Review: Actually, I didn't buy the book. I didn't have to. I read it in the book store in fifteen minutes. Oh, not all of it; I didn't have to. Who Moved My Cheese is another non-book like the one about "everything I needed to know I learned in Kindergarten" or whatever that non-book was. Remember, "take a nap; have cookies and milk." That author milked us through several more similar non-books with similar titles. Look for "Who Moved My Cheese For Teen-agers" and "Who Moved My BriƩ For Baby Boomers" coming soon. Or, "More Chicken Soup For My Uncle Sol" coming to bookstores across the country. It took two authors to tell us what I can tell you in two sentences? "If you expect to get something from doing what doesn't work time after time, try something different." Or, "Be Ready To Change: It's Part of The Human Condition". This all started with Richard Bach's non-book in 1974, "Jonathan Livingston Seagull", a barely disguised trop on "The Little Prince". Well, they''re short reads, offer simple solutions for complex problems and americans love simple, little reads. Better to read something substantial like de Botton's, "Consolations of Philosophy". Check it out.

Rating: 1 stars
Summary: It's like Machiaveli -- only completely stupid.
Review: Heraclitus was more succinct in his assertion that nothing is permanent except change.

This is the essence -- no -- the entire substance of this poorly written, highly over-rated and overpriced piece of corporate dogma. This book is a particularly insipid parable in which workers are compared to mice. In a particularly dehumanizing fasion, the mice are more adept at managing their lives than the human workers.

I found this book to be extremely simplistic, pathetically myopic and highly offensive. Anyone who posesses the basic intelligence of the average houseplant should find the main concepts in this book to be intuitively obvious.

Printed in large, easy to read type with enormous margins, no big words and a picture of cheese on every other page, Who Moved My Cheese is an easy read for any four year old who has mastered the art of Hooked on Phonics.

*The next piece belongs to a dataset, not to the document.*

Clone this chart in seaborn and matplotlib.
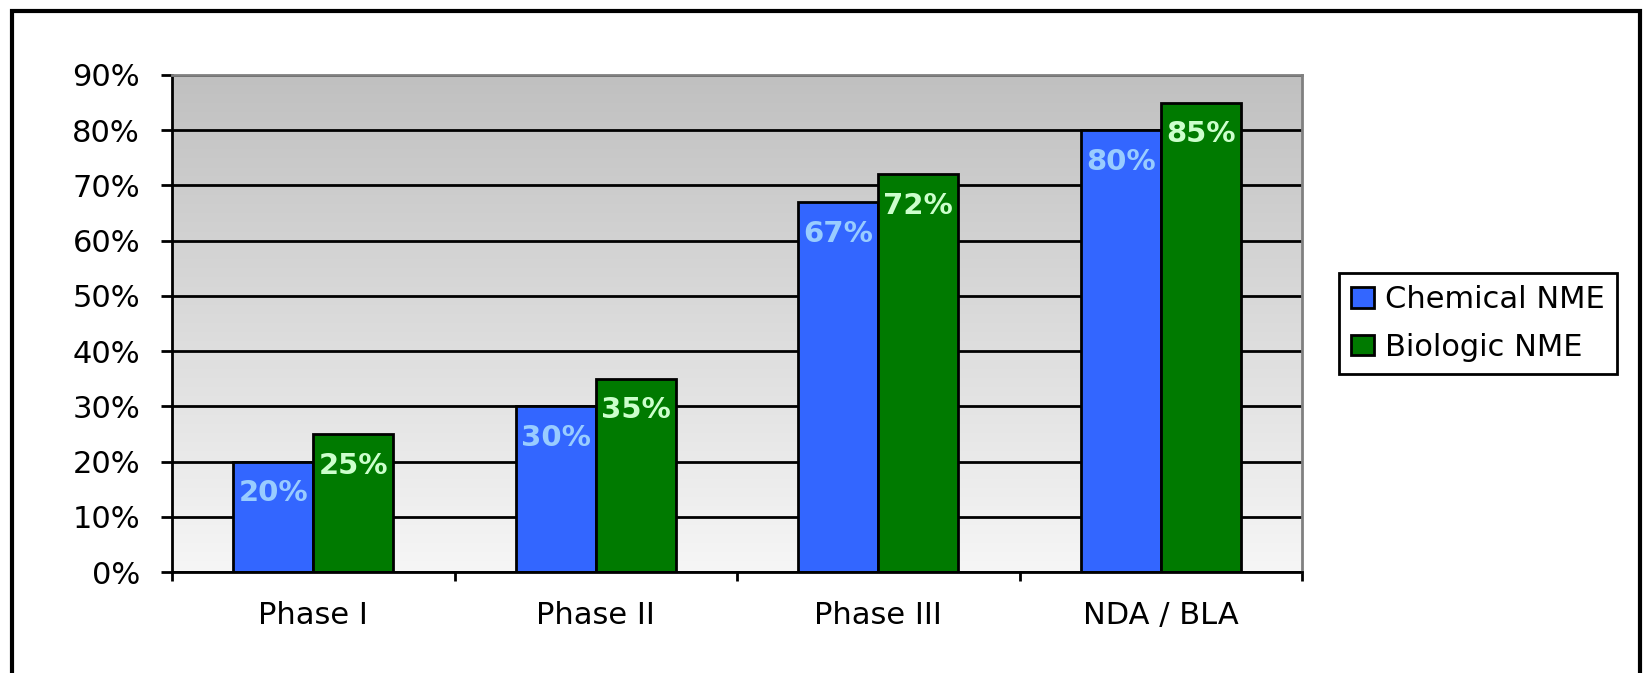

This is quite possibly the single worst book on career management ever written. Please save your money for something worthwhile.

Rating: 2 stars
Summary: Not what I had expected...
Review: My broker purchased this book, & loaned it to me. I was really excited about reading it. Once I started, I must say it wasn't what I was expecting. Of course I understood the moral of the story, but it just seemed a little silly to me. At best, I guess I could say, it was a "cute" little story. Wonder if the author could write another version, maybe for the "grownups" this time? J.F. Lyles Eddyville,KY.